The High Cost of Public Employee Health Benefits
August 12, 2011
In light of budget deficits and the need to identify ways to reduce spending in states across the United States, public discussion has increasingly focused on health care costs for public employees. Much of that discussion has focused on the relatively low share of insurance premiums paid by government workers when compared with their private-sector counterparts. Although this is a real phenomenon, it is not the only, or even the most important, reason for high health insurance costs, says Josh Barro, the Walter B. Wriston Fellow at the Manhattan Institute.
Among the reasons identified for the cost differences are:
- Public employees contribute less to their premiums -- an average of about 15 percent of the overall premium, compared with about 25 percent in the private sector.

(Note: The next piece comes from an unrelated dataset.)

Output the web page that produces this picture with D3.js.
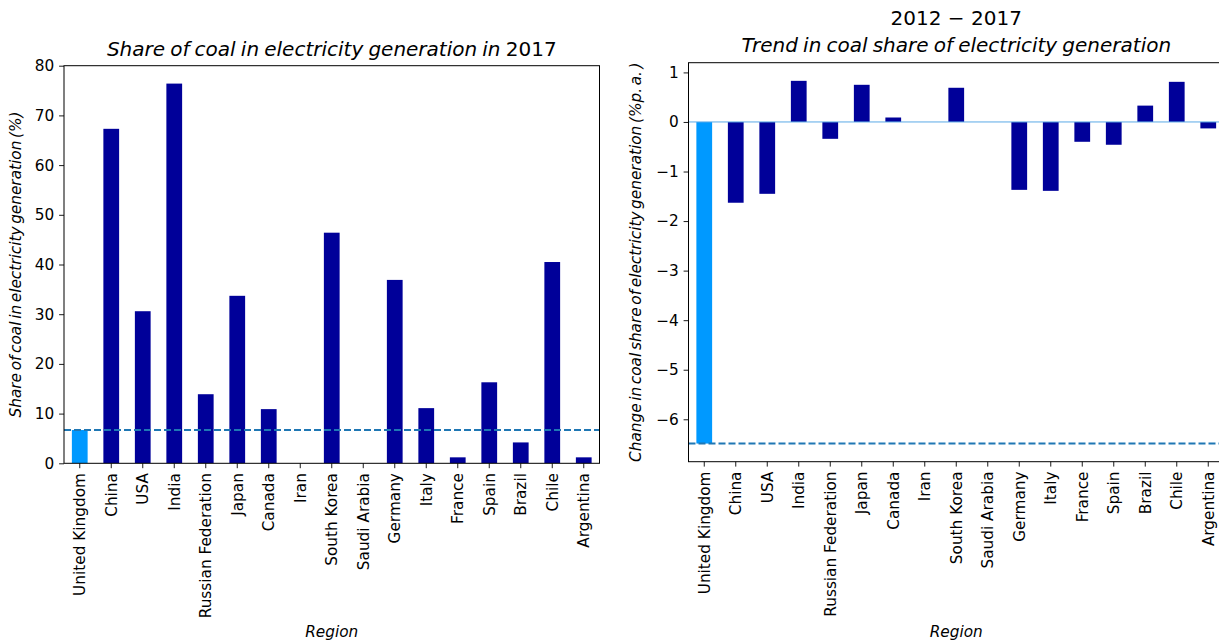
<!DOCTYPE html>
<html>
<head>
<meta charset="utf-8">
<script src="https://cdn.jsdelivr.net/npm/d3@7"></script>
<style>
  html, body { margin: 0; padding: 0; background: #fff; overflow: hidden; }
  svg { display: block; font-family: "DejaVu Sans", sans-serif; }
  .math { font-style: italic; word-spacing: -2.2px; }
  .math-title { font-style: italic; word-spacing: -1.2px; }
</style>
</head>
<body>
<svg id="fig" width="1219" height="643"></svg>
<script>
// Regions, in display order
const regions = ["United Kingdom", "China", "USA", "India", "Russian Federation", "Japan",
  "Canada", "Iran", "South Korea", "Saudi Arabia", "Germany", "Italy", "France", "Spain",
  "Brazil", "Chile", "Argentina"];

// Share of coal in electricity generation, 2017 (%)
const coalShare2017 = [6.7, 67.3, 30.6, 76.4, 13.9, 33.7, 10.9, 0, 46.4, 0, 36.9, 11.1, 1.2, 16.3, 4.2, 40.5, 1.2];

// Trend in coal share, 2012-2017 (% p.a.)
const coalTrend = [-6.49, -1.63, -1.45, 0.83, -0.34, 0.75, 0.09, 0, 0.69, 0, -1.37, -1.39, -0.40, -0.46, 0.33, 0.81, -0.13];

const leftTicks = [0, 10, 20, 30, 40, 50, 60, 70, 80];
const rightTicks = [1, 0, -1, -2, -3, -4, -5, -6];

const highlight = "United Kingdom";
const colHighlight = "#0099ff";
const colBar = "#000099";
const colRef = "#1f77b4";

const svg = d3.select("#fig");
const FS = 15.3;      // tick labels
const LFS = 15.3;     // axis titles
const TFS = 20;       // panel titles

function panel(opts) {
  const g = svg.append("g");
  const { x0, x1, y0, y1, values, yDomain, ticks } = opts;

  const x = d3.scaleBand().domain(regions).range([x0, x1]).paddingInner(0.5).paddingOuter(0.25);
  const y = d3.scaleLinear().domain(yDomain).range([y1, y0]);

  const clipId = "clip" + opts.id;
  svg.append("clipPath").attr("id", clipId).append("rect")
    .attr("x", x0).attr("y", y0).attr("width", x1 - x0).attr("height", y1 - y0);

  const plot = g.append("g").attr("clip-path", `url(#${clipId})`);

  // bars
  plot.selectAll("rect.bar").data(regions).join("rect")
    .attr("class", "bar")
    .attr("x", d => x(d))
    .attr("width", x.bandwidth())
    .attr("y", (d, i) => y(Math.max(0, values[i])))
    .attr("height", (d, i) => Math.abs(y(values[i]) - y(0)))
    .attr("fill", d => d === highlight ? colHighlight : colBar);

  // zero reference
  if (opts.zeroLine) {
    plot.append("line")
      .attr("x1", x0).attr("x2", x1).attr("y1", y(0)).attr("y2", y(0))
      .attr("stroke", "#5aa9e6").attr("stroke-width", 1);
  }

  // reference at highlighted region value
  const ref = values[regions.indexOf(highlight)];
  plot.append("line")
    .attr("x1", x0).attr("x2", x1).attr("y1", y(ref)).attr("y2", y(ref))
    .attr("stroke", colRef).attr("stroke-width", 1.9).attr("stroke-dasharray", "7,3");

  // axes
  const yAxis = d3.axisLeft(y).tickValues(ticks).tickSize(4.9).tickPadding(4.9)
    .tickFormat(d => d < 0 ? "\u2212" + Math.abs(d) : d);
  const ya = g.append("g").attr("transform", `translate(${x0},0)`).call(yAxis);
  ya.select(".domain").remove();
  ya.selectAll("text").attr("font-size", FS).attr("fill", "#000").attr("font-family", "DejaVu Sans");
  ya.selectAll("line").attr("stroke", "#000").attr("stroke-width", 0.9);

  const xAxis = d3.axisBottom(x).tickSize(4.9).tickPadding(0);
  const xa = g.append("g").attr("transform", `translate(0,${y1})`).call(xAxis);
  xa.select(".domain").remove();
  xa.selectAll("line").attr("stroke", "#000").attr("stroke-width", 0.9);
  xa.selectAll("text")
    .attr("font-size", FS).attr("fill", "#000").attr("font-family", "DejaVu Sans")
    .attr("transform", "rotate(-90)")
    .attr("text-anchor", "end")
    .attr("x", -9.8).attr("y", 0).attr("dy", "0.35em");

  // frame
  g.append("rect").attr("x", x0).attr("y", y0).attr("width", x1 - x0).attr("height", y1 - y0)
    .attr("fill", "none").attr("stroke", "#000").attr("stroke-width", 1);

  // axis titles
  g.append("text").attr("class", "math")
    .attr("x", (x0 + x1) / 2).attr("y", 637)
    .attr("text-anchor", "middle").attr("font-size", LFS).text("Region");

  g.append("text").attr("class", "math")
    .attr("transform", `translate(${opts.ylabelX},${(y0 + y1) / 2}) rotate(-90)`)
    .attr("text-anchor", "middle").attr("font-size", LFS)
    .text(opts.ylabel);

  // title
  opts.title.forEach(t => {
    const tx = g.append("text")
      .attr("x", (x0 + x1) / 2).attr("y", t.y)
      .attr("text-anchor", "middle").attr("font-size", TFS);
    t.parts.forEach(p => {
      tx.append("tspan").attr("class", p.italic ? "math-title" : null).text(p.text);
    });
  });
}

panel({
  id: "L",
  x0: 64, x1: 599.5, y0: 65.7, y1: 463.3,
  values: coalShare2017,
  yDomain: [0, 80],
  ticks: leftTicks,
  ylabelX: 21,
  ylabel: "Share of coal in electricity generation (%)",
  title: [{ y: 56, parts: [{ text: "Share of coal in electricity generation in ", italic: true }, { text: "2017" }] }]
});

// right panel: limits padded 5% around data range
const tMin = d3.min(coalTrend), tMax = d3.max(coalTrend), pad = 0.05 * (tMax - tMin);
panel({
  id: "R",
  x0: 688.5, x1: 1224, y0: 62.7, y1: 461.7,
  values: coalTrend,
  yDomain: [tMin - pad, tMax + pad],
  ticks: rightTicks,
  zeroLine: true,
  ylabelX: 641,
  ylabel: "Change in coal share of electricity generation (%p. a. )",
  title: [
    { y: 25, parts: [{ text: "2012 \u2212 2017" }] },
    { y: 52, parts: [{ text: "Trend in coal share of electricity generation", italic: true }] }
  ]
});
</script>
</body>
</html>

- Public employee plans offer more generous benefits, including lower deductibles and lower copayments.
- Governments require shorter enrollment waiting periods for new employees than in the private sector.
- Public employees have higher opt-in rates for employer-provided coverage: 26 percent of private-sector workers choose not to participate in available employer health plans, while just 16 percent of government workers chose not to.
Realigning government-employee contributions to match those of the private sector could save taxpayers millions of dollars a year. However, this simple approach does not bend the cost curve over time -- benefits will still continue to grow astronomically -- and further, it will understandably upset workers by reducing their take-home pay. Barro recommends instead that governments work more broadly to reduce their spending on health benefits -- including by reducing the overall cost of plans offered to employees.